-- START --

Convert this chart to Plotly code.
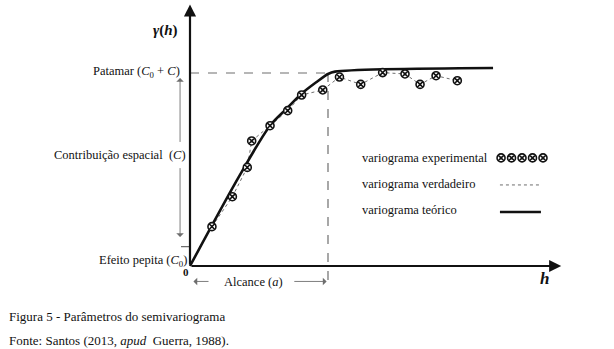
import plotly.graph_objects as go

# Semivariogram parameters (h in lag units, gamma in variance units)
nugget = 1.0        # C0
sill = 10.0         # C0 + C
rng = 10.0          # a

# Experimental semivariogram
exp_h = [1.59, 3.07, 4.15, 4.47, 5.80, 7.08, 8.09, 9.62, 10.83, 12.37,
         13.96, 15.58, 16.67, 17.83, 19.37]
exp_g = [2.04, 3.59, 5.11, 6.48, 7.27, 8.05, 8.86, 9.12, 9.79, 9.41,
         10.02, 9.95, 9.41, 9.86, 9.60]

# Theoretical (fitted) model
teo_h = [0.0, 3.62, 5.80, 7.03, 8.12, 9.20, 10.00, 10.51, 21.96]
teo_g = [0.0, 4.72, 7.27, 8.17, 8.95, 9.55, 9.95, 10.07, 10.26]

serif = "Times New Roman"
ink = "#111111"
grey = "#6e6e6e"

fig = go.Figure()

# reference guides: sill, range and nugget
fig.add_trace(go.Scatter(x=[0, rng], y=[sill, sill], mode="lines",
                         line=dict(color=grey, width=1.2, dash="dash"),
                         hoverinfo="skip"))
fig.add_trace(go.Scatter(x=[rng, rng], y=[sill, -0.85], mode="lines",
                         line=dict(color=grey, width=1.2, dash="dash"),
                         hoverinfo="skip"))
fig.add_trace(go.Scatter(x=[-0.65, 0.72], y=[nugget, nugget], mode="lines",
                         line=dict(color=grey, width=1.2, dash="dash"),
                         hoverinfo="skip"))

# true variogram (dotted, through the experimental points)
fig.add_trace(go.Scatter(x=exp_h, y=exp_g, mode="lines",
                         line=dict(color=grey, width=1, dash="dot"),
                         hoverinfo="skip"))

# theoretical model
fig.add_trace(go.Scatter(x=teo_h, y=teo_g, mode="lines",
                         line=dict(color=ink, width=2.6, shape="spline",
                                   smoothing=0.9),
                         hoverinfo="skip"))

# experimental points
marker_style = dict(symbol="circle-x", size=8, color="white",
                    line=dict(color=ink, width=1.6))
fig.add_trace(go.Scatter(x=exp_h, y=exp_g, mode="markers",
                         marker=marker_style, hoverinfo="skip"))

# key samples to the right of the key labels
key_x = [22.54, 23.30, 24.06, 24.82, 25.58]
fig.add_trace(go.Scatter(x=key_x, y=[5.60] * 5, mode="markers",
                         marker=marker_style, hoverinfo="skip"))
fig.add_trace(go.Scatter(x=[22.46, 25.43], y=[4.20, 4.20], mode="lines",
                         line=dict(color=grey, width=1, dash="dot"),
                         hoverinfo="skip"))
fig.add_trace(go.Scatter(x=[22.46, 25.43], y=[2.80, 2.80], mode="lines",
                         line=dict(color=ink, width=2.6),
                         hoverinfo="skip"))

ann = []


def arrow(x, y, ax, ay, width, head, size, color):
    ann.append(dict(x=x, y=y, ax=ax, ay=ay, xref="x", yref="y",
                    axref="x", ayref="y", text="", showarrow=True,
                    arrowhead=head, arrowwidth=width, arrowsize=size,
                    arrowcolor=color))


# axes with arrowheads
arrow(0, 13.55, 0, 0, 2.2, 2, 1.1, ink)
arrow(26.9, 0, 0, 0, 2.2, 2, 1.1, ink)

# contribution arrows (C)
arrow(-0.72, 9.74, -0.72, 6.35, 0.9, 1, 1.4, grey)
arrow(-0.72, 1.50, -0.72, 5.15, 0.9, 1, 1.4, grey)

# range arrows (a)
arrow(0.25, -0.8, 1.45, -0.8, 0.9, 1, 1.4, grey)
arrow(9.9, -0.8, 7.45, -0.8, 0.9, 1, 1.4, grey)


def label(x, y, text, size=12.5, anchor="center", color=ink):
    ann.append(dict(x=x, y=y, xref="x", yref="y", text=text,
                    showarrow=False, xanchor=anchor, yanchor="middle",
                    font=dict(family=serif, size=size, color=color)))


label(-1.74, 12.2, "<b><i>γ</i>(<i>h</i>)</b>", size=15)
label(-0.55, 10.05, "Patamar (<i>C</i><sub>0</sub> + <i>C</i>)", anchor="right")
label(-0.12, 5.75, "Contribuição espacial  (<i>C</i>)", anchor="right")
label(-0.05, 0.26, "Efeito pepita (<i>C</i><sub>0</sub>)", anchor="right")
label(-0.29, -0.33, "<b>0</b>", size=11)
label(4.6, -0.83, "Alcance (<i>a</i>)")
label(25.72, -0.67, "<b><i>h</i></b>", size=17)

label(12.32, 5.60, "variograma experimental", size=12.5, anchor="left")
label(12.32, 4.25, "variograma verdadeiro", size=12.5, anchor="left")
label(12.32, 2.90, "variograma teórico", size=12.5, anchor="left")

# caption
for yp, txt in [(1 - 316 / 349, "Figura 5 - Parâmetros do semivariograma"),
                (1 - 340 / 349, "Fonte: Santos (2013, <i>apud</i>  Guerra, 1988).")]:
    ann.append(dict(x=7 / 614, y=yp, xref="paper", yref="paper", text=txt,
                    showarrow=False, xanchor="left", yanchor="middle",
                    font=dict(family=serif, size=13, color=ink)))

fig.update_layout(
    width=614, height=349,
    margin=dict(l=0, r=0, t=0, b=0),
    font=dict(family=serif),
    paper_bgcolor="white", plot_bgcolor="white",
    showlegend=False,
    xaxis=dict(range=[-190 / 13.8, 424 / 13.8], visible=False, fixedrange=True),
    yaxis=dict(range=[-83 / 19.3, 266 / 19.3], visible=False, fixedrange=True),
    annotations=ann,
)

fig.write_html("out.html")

-- END --

Skip the pictures and restate exactly the lines from the beginning of the listing to the line with "teo_g = [0.0, 4.72, 7.27, 8.17, 8.95, 9.55, 9.95, 10.07, 10.26]", that line included.

Convert this chart to Plotly code.
import plotly.graph_objects as go

# Semivariogram parameters (h in lag units, gamma in variance units)
nugget = 1.0        # C0
sill = 10.0         # C0 + C
rng = 10.0          # a

# Experimental semivariogram
exp_h = [1.59, 3.07, 4.15, 4.47, 5.80, 7.08, 8.09, 9.62, 10.83, 12.37,
         13.96, 15.58, 16.67, 17.83, 19.37]
exp_g = [2.04, 3.59, 5.11, 6.48, 7.27, 8.05, 8.86, 9.12, 9.79, 9.41,
         10.02, 9.95, 9.41, 9.86, 9.60]

# Theoretical (fitted) model
teo_h = [0.0, 3.62, 5.80, 7.03, 8.12, 9.20, 10.00, 10.51, 21.96]
teo_g = [0.0, 4.72, 7.27, 8.17, 8.95, 9.55, 9.95, 10.07, 10.26]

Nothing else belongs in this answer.